#### GOAL OF THE EXERCISE:
Leave out every picture, then transcribe the rest of the listing exactly.
▼
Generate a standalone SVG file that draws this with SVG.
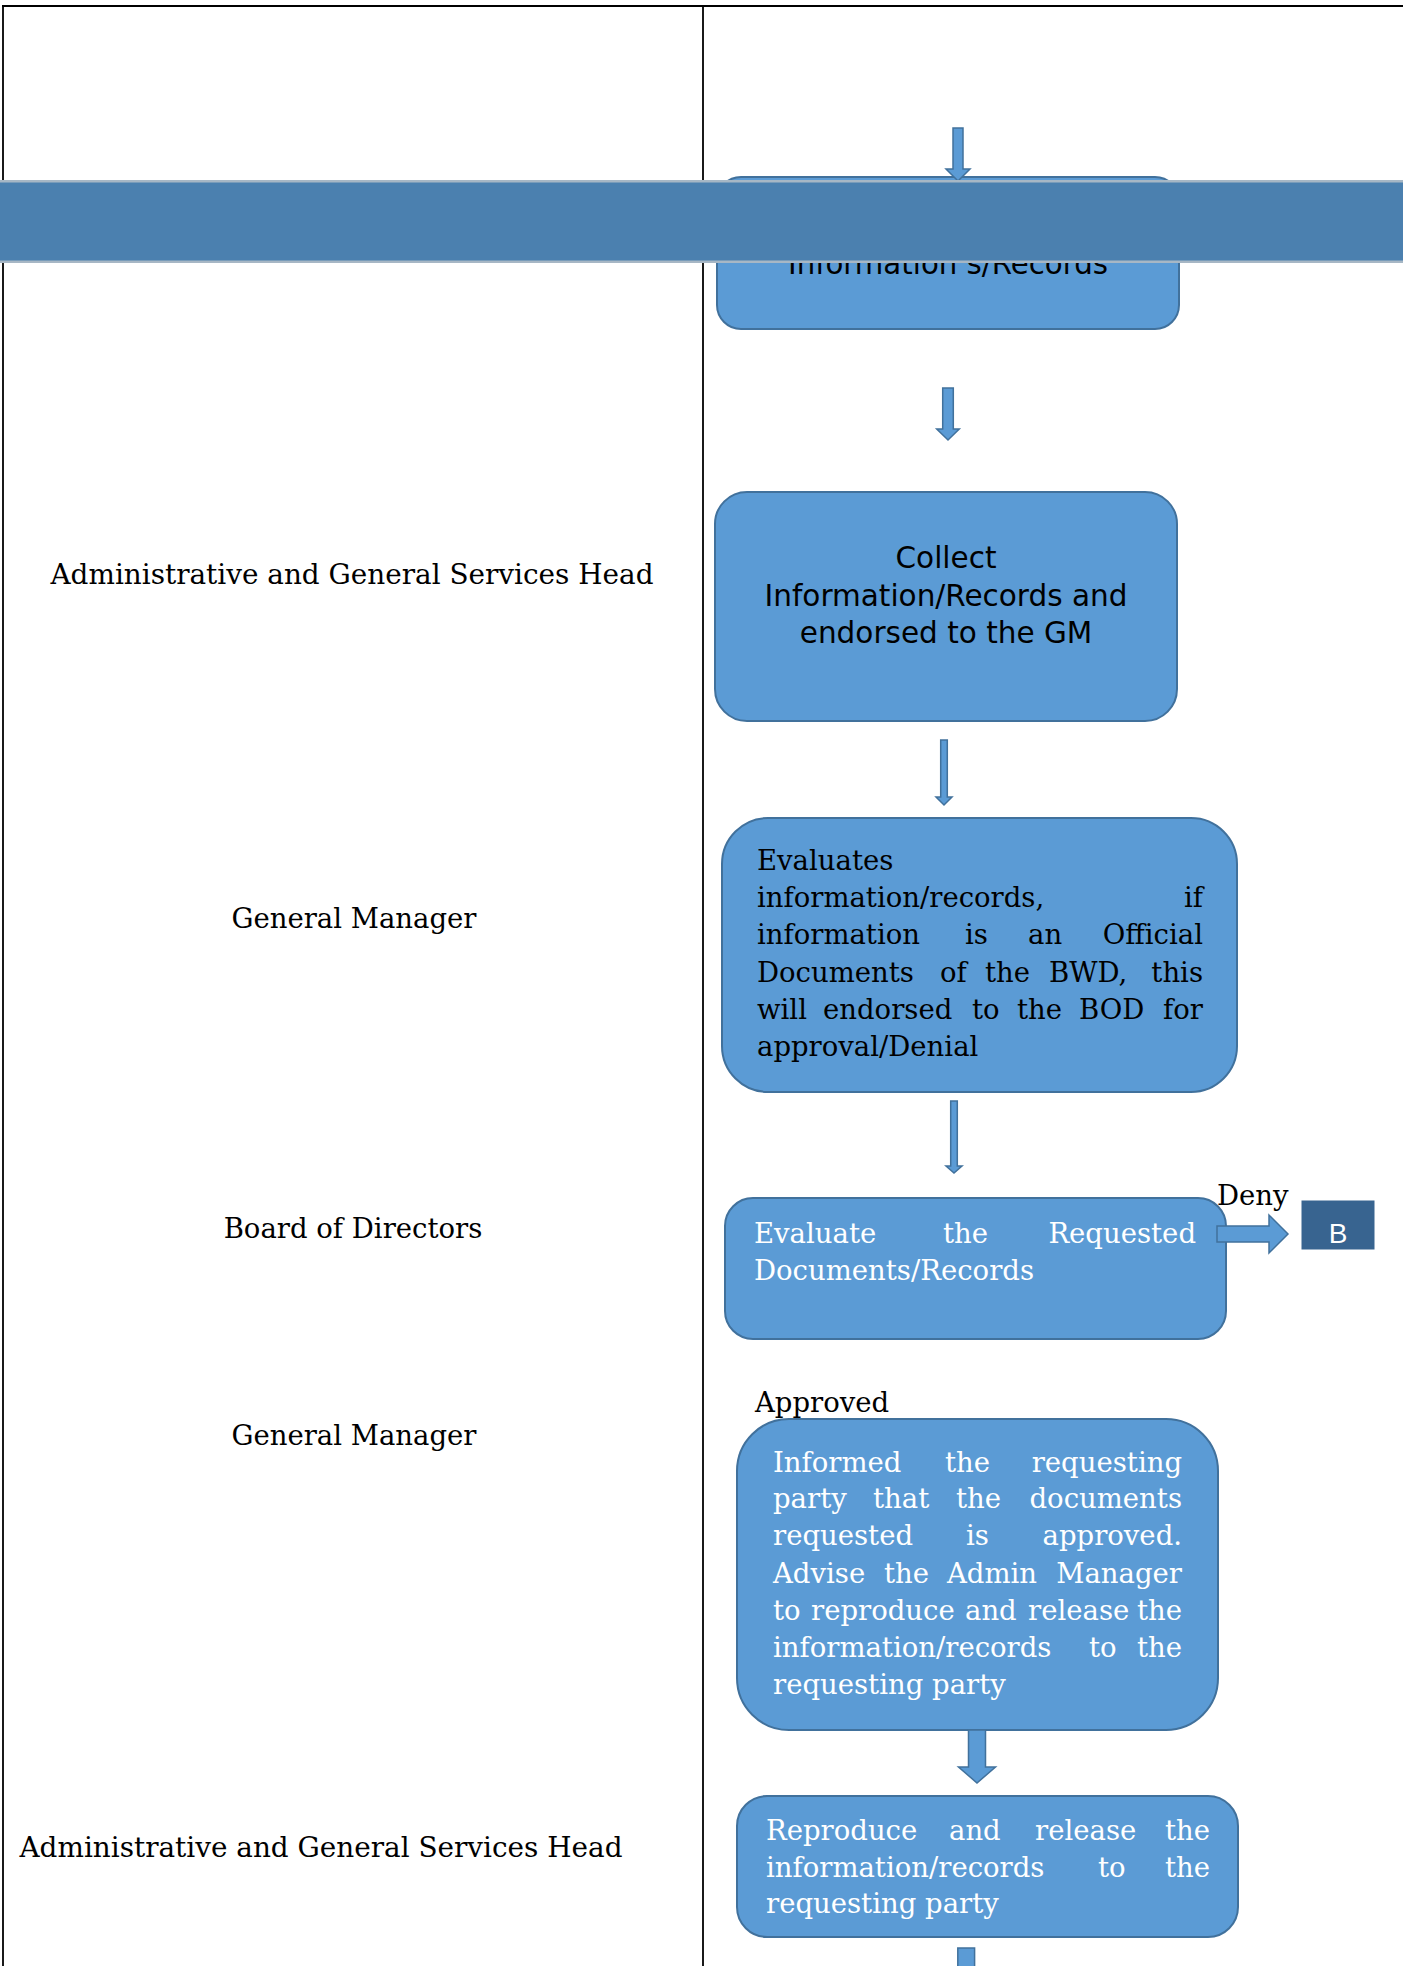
<svg xmlns="http://www.w3.org/2000/svg" width="1403" height="1966" viewBox="0 0 1403 1966">
<style>
.box{fill:#5b9bd5;stroke:#41719c;stroke-width:2}
.arr{fill:#5b9bd5;stroke:#41719c;stroke-width:1.5}
.ser{font-family:"DejaVu Serif","Liberation Serif",serif;font-size:27.5px;fill:#000}
.w{fill:#fff}
.san{font-family:"DejaVu Sans","Liberation Sans",sans-serif;font-size:29.5px;fill:#000}
.end{text-anchor:end}
.mid{text-anchor:middle}
.rule{stroke:#000;fill:none}
</style>
<rect width="1403" height="1966" fill="#fff"/>
<g id="table">
<line class="rule" x1="2" y1="6" x2="1403" y2="6" stroke-width="2.2"/>
<line class="rule" x1="3" y1="5" x2="3" y2="1966" stroke-width="1.8"/>
<line class="rule" x1="703" y1="5" x2="703" y2="1966" stroke-width="1.8"/>
</g>
<g id="lane-labels">
<text class="ser mid" x="352" y="584" textLength="603" lengthAdjust="spacingAndGlyphs">Administrative and General Services Head</text>
<text class="ser mid" x="354" y="928">General Manager</text>
<text class="ser mid" x="353" y="1238">Board of Directors</text>
<text class="ser mid" x="354" y="1445">General Manager</text>
<text class="ser mid" x="321" y="1857" textLength="603" lengthAdjust="spacingAndGlyphs">Administrative and General Services Head</text>
</g>
<g id="node-request">
<rect class="box" x="717" y="177" width="462" height="152" rx="24"/>
<text class="san mid" x="948" y="274" font-size="30" textLength="320" lengthAdjust="spacingAndGlyphs">Information s/Records</text>
</g>
<g id="node-collect">
<rect class="box" x="715" y="492" width="462" height="229" rx="32"/>
<text class="san mid" x="946" y="568">Collect</text>
<text class="san mid" x="946" y="606">Information/Records and</text>
<text class="san mid" x="946" y="643">endorsed to the GM</text>
</g>
<g id="node-gm-evaluate">
<rect class="box" x="722" y="818" width="515" height="274" rx="46"/>
<text class="ser" x="757" y="870">Evaluates</text>
<text class="ser" x="757" y="907">information/records,</text><text class="ser end" x="1203" y="907">if</text>
<text class="ser" y="944"><tspan x="757">information</tspan><tspan x="965">is</tspan><tspan x="1028">an</tspan></text><text class="ser end" x="1203" y="944">Official</text>
<text class="ser" y="982"><tspan x="757">Documents</tspan><tspan x="940">of</tspan><tspan x="985">the</tspan><tspan x="1049">BWD,</tspan></text><text class="ser end" x="1203" y="982">this</text>
<text class="ser" y="1019"><tspan x="757">will</tspan><tspan x="823">endorsed</tspan><tspan x="972">to</tspan><tspan x="1017">the</tspan><tspan x="1079">BOD</tspan></text><text class="ser end" x="1203" y="1019">for</text>
<text class="ser" x="757" y="1056">approval/Denial</text>
</g>
<g id="node-bod-evaluate">
<rect class="box" x="725" y="1198" width="501" height="141" rx="28"/>
<text class="ser w" y="1243"><tspan x="754">Evaluate</tspan><tspan x="943">the</tspan></text><text class="ser w end" x="1196" y="1243">Requested</text>
<text class="ser w" x="754" y="1280">Documents/Records</text>
</g>
<g id="node-b">
<rect x="1302" y="1201" width="72" height="48" fill="#386490" stroke="#386490" stroke-width="1"/>
<text x="1338" y="1243" font-family="Liberation Sans, Arial, sans-serif" font-size="28" fill="#fff" text-anchor="middle">B</text>
</g>
<g id="node-gm-inform">
<rect class="box" x="737" y="1419" width="481" height="311" rx="52"/>
<text class="ser w" y="1472"><tspan x="773">Informed</tspan><tspan x="945">the</tspan></text><text class="ser w end" x="1182" y="1472">requesting</text>
<text class="ser w" y="1508"><tspan x="773">party</tspan><tspan x="873">that</tspan><tspan x="956">the</tspan></text><text class="ser w end" x="1182" y="1508">documents</text>
<text class="ser w" y="1545"><tspan x="773">requested</tspan><tspan x="966">is</tspan></text><text class="ser w end" x="1182" y="1545">approved.</text>
<text class="ser w" y="1583"><tspan x="773">Advise</tspan><tspan x="884">the</tspan><tspan x="947">Admin</tspan></text><text class="ser w end" x="1182" y="1583">Manager</text>
<text class="ser w" y="1620"><tspan x="773">to</tspan><tspan x="811">reproduce</tspan><tspan x="965">and</tspan><tspan x="1028">release</tspan></text><text class="ser w end" x="1182" y="1620">the</text>
<text class="ser w" y="1657"><tspan x="773">information/records</tspan><tspan x="1089">to</tspan></text><text class="ser w end" x="1182" y="1657">the</text>
<text class="ser w" x="773" y="1694">requesting party</text>
</g>
<g id="node-release">
<rect class="box" x="737" y="1796" width="501" height="141" rx="30"/>
<text class="ser w" y="1840"><tspan x="766">Reproduce</tspan><tspan x="949">and</tspan><tspan x="1035">release</tspan></text><text class="ser w end" x="1210" y="1840">the</text>
<text class="ser w" y="1877"><tspan x="766">information/records</tspan><tspan x="1098">to</tspan></text><text class="ser w end" x="1210" y="1877">the</text>
<text class="ser w" x="766" y="1913">requesting party</text>
</g>
<g id="connectors">
<polygon class="arr" points="953,128 963,128 963,169 970,169 958,181 946,169 953,169"/>
<polygon class="arr" points="942.7,388 953.3,388 953.3,429 959.3,429 948,440 936.7,429 942.7,429"/>
<polygon class="arr" points="940.7,740 947.3,740 947.3,797 952,797 944,805 936,797 940.7,797"/>
<polygon class="arr" points="950.7,1101 957.3,1101 957.3,1166 962,1166 954,1173 946,1166 950.7,1166"/>
<polygon class="arr" points="968.5,1730 985.5,1730 985.5,1767 995.5,1767 977,1783 958.5,1767 968.5,1767"/>
<polygon class="arr" points="957.8,1948 974.6,1948 974.6,1970 957.8,1970"/>
<polygon class="arr" points="1217,1226 1269,1226 1269,1215 1288,1234 1269,1253 1269,1242 1217,1242"/>
<text class="ser" x="1217" y="1205">Deny</text>
<text class="ser" x="755" y="1412">Approved</text>
</g>
<g id="banner">
<rect x="0" y="180" width="1403" height="83" fill="#4b80af"/>
<rect x="0" y="180" width="1403" height="2.5" fill="#a7b7c5"/>
<rect x="0" y="260.5" width="1403" height="2.5" fill="#a7b7c5"/>
</g>
</svg>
▲
#### COMPLETE ANSWER:
Generate a standalone SVG file that draws this with SVG.
<svg xmlns="http://www.w3.org/2000/svg" width="1403" height="1966" viewBox="0 0 1403 1966">
<style>
.box{fill:#5b9bd5;stroke:#41719c;stroke-width:2}
.arr{fill:#5b9bd5;stroke:#41719c;stroke-width:1.5}
.ser{font-family:"DejaVu Serif","Liberation Serif",serif;font-size:27.5px;fill:#000}
.w{fill:#fff}
.san{font-family:"DejaVu Sans","Liberation Sans",sans-serif;font-size:29.5px;fill:#000}
.end{text-anchor:end}
.mid{text-anchor:middle}
.rule{stroke:#000;fill:none}
</style>
<rect width="1403" height="1966" fill="#fff"/>
<g id="table">
<line class="rule" x1="2" y1="6" x2="1403" y2="6" stroke-width="2.2"/>
<line class="rule" x1="3" y1="5" x2="3" y2="1966" stroke-width="1.8"/>
<line class="rule" x1="703" y1="5" x2="703" y2="1966" stroke-width="1.8"/>
</g>
<g id="lane-labels">
<text class="ser mid" x="352" y="584" textLength="603" lengthAdjust="spacingAndGlyphs">Administrative and General Services Head</text>
<text class="ser mid" x="354" y="928">General Manager</text>
<text class="ser mid" x="353" y="1238">Board of Directors</text>
<text class="ser mid" x="354" y="1445">General Manager</text>
<text class="ser mid" x="321" y="1857" textLength="603" lengthAdjust="spacingAndGlyphs">Administrative and General Services Head</text>
</g>
<g id="node-request">
<rect class="box" x="717" y="177" width="462" height="152" rx="24"/>
<text class="san mid" x="948" y="274" font-size="30" textLength="320" lengthAdjust="spacingAndGlyphs">Information s/Records</text>
</g>
<g id="node-collect">
<rect class="box" x="715" y="492" width="462" height="229" rx="32"/>
<text class="san mid" x="946" y="568">Collect</text>
<text class="san mid" x="946" y="606">Information/Records and</text>
<text class="san mid" x="946" y="643">endorsed to the GM</text>
</g>
<g id="node-gm-evaluate">
<rect class="box" x="722" y="818" width="515" height="274" rx="46"/>
<text class="ser" x="757" y="870">Evaluates</text>
<text class="ser" x="757" y="907">information/records,</text><text class="ser end" x="1203" y="907">if</text>
<text class="ser" y="944"><tspan x="757">information</tspan><tspan x="965">is</tspan><tspan x="1028">an</tspan></text><text class="ser end" x="1203" y="944">Official</text>
<text class="ser" y="982"><tspan x="757">Documents</tspan><tspan x="940">of</tspan><tspan x="985">the</tspan><tspan x="1049">BWD,</tspan></text><text class="ser end" x="1203" y="982">this</text>
<text class="ser" y="1019"><tspan x="757">will</tspan><tspan x="823">endorsed</tspan><tspan x="972">to</tspan><tspan x="1017">the</tspan><tspan x="1079">BOD</tspan></text><text class="ser end" x="1203" y="1019">for</text>
<text class="ser" x="757" y="1056">approval/Denial</text>
</g>
<g id="node-bod-evaluate">
<rect class="box" x="725" y="1198" width="501" height="141" rx="28"/>
<text class="ser w" y="1243"><tspan x="754">Evaluate</tspan><tspan x="943">the</tspan></text><text class="ser w end" x="1196" y="1243">Requested</text>
<text class="ser w" x="754" y="1280">Documents/Records</text>
</g>
<g id="node-b">
<rect x="1302" y="1201" width="72" height="48" fill="#386490" stroke="#386490" stroke-width="1"/>
<text x="1338" y="1243" font-family="Liberation Sans, Arial, sans-serif" font-size="28" fill="#fff" text-anchor="middle">B</text>
</g>
<g id="node-gm-inform">
<rect class="box" x="737" y="1419" width="481" height="311" rx="52"/>
<text class="ser w" y="1472"><tspan x="773">Informed</tspan><tspan x="945">the</tspan></text><text class="ser w end" x="1182" y="1472">requesting</text>
<text class="ser w" y="1508"><tspan x="773">party</tspan><tspan x="873">that</tspan><tspan x="956">the</tspan></text><text class="ser w end" x="1182" y="1508">documents</text>
<text class="ser w" y="1545"><tspan x="773">requested</tspan><tspan x="966">is</tspan></text><text class="ser w end" x="1182" y="1545">approved.</text>
<text class="ser w" y="1583"><tspan x="773">Advise</tspan><tspan x="884">the</tspan><tspan x="947">Admin</tspan></text><text class="ser w end" x="1182" y="1583">Manager</text>
<text class="ser w" y="1620"><tspan x="773">to</tspan><tspan x="811">reproduce</tspan><tspan x="965">and</tspan><tspan x="1028">release</tspan></text><text class="ser w end" x="1182" y="1620">the</text>
<text class="ser w" y="1657"><tspan x="773">information/records</tspan><tspan x="1089">to</tspan></text><text class="ser w end" x="1182" y="1657">the</text>
<text class="ser w" x="773" y="1694">requesting party</text>
</g>
<g id="node-release">
<rect class="box" x="737" y="1796" width="501" height="141" rx="30"/>
<text class="ser w" y="1840"><tspan x="766">Reproduce</tspan><tspan x="949">and</tspan><tspan x="1035">release</tspan></text><text class="ser w end" x="1210" y="1840">the</text>
<text class="ser w" y="1877"><tspan x="766">information/records</tspan><tspan x="1098">to</tspan></text><text class="ser w end" x="1210" y="1877">the</text>
<text class="ser w" x="766" y="1913">requesting party</text>
</g>
<g id="connectors">
<polygon class="arr" points="953,128 963,128 963,169 970,169 958,181 946,169 953,169"/>
<polygon class="arr" points="942.7,388 953.3,388 953.3,429 959.3,429 948,440 936.7,429 942.7,429"/>
<polygon class="arr" points="940.7,740 947.3,740 947.3,797 952,797 944,805 936,797 940.7,797"/>
<polygon class="arr" points="950.7,1101 957.3,1101 957.3,1166 962,1166 954,1173 946,1166 950.7,1166"/>
<polygon class="arr" points="968.5,1730 985.5,1730 985.5,1767 995.5,1767 977,1783 958.5,1767 968.5,1767"/>
<polygon class="arr" points="957.8,1948 974.6,1948 974.6,1970 957.8,1970"/>
<polygon class="arr" points="1217,1226 1269,1226 1269,1215 1288,1234 1269,1253 1269,1242 1217,1242"/>
<text class="ser" x="1217" y="1205">Deny</text>
<text class="ser" x="755" y="1412">Approved</text>
</g>
<g id="banner">
<rect x="0" y="180" width="1403" height="83" fill="#4b80af"/>
<rect x="0" y="180" width="1403" height="2.5" fill="#a7b7c5"/>
<rect x="0" y="260.5" width="1403" height="2.5" fill="#a7b7c5"/>
</g>
</svg>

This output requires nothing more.